Since 2016, a long-term project in Leipzig, at the Saxon Academy of Sciences and Humanities, is devoted to the documentation and scientific study all of Kucha’s paintings in a comprehensive database-supported information system. The aim of the project is to record all paintings, including fragments that are kept in museums and collections around the world, as well as paintings that have only been preserved in photographs, drawings or descriptions. Based on this documentation, the researchers examine the image programs as well as the content of individual paintings, establish their literary basis and, if possible, their affiliation with particular Buddhist schools and thus provide a differentiated picture of the cultural history of the region.

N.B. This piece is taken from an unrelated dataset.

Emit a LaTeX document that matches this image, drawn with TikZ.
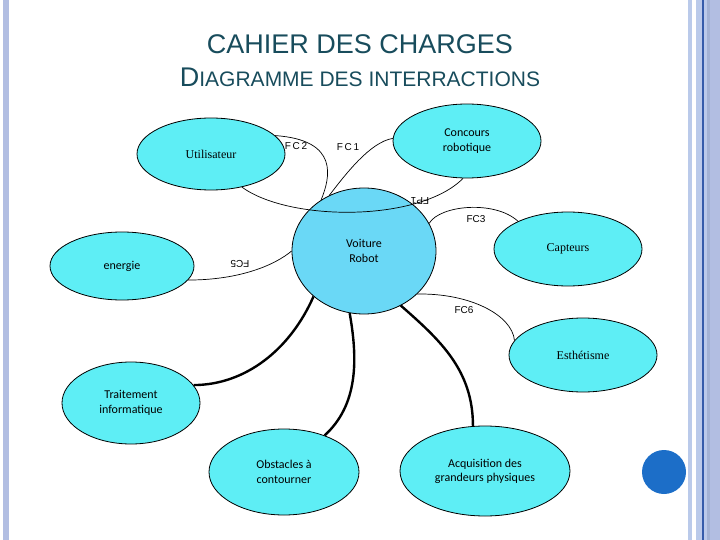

The lecture offers an insight into the ongoing work and presents the first results.
Monika Zin is the head of the research group “Buddhist Murals of Kucha on the Northern Silk Road” at the Saxon Academy of Sciences and Humanities in Leipzig, Germany.
She studied Dramatics, Literature, Art History, and Indology in Krakow and Munich where she also taught Art of South and Central Asia for 25 years.
Zin’s dissertation focused on the Sanskrit dramas discovered in Trivandrum; for her second dissertation (Habilitation) she studied the paintings at Ajanta. Among her research contributions are monographs (Ajanta – Handbuch der Malereien, Devotionale und ornamentale Malereien, Wiesbaden 2003; Mitleid und Wunderkraft, Schwierige Bekehrungen und ihre Ikonographie im indischen Buddhismus, Wiesbaden 2007; [with Dieter Schlingloff] Saṃsāracakra. Das Rad der Wiedergeburten in der indischen Überlieferung, Munich 2007; as well as numerous shorter studies on Buddhist narrative art ranging from Kucha in Central Asia to Borobudur on Java. One of her long-term research interests is the art of ancient Āndhradeśa; the book The Kanaganahalli Stūpa was published in 2018. Her book Representations of the Parinirvāṇa Story Cycle in Kucha, the second volume of the Leipzig Kucha Studies, has recently been released.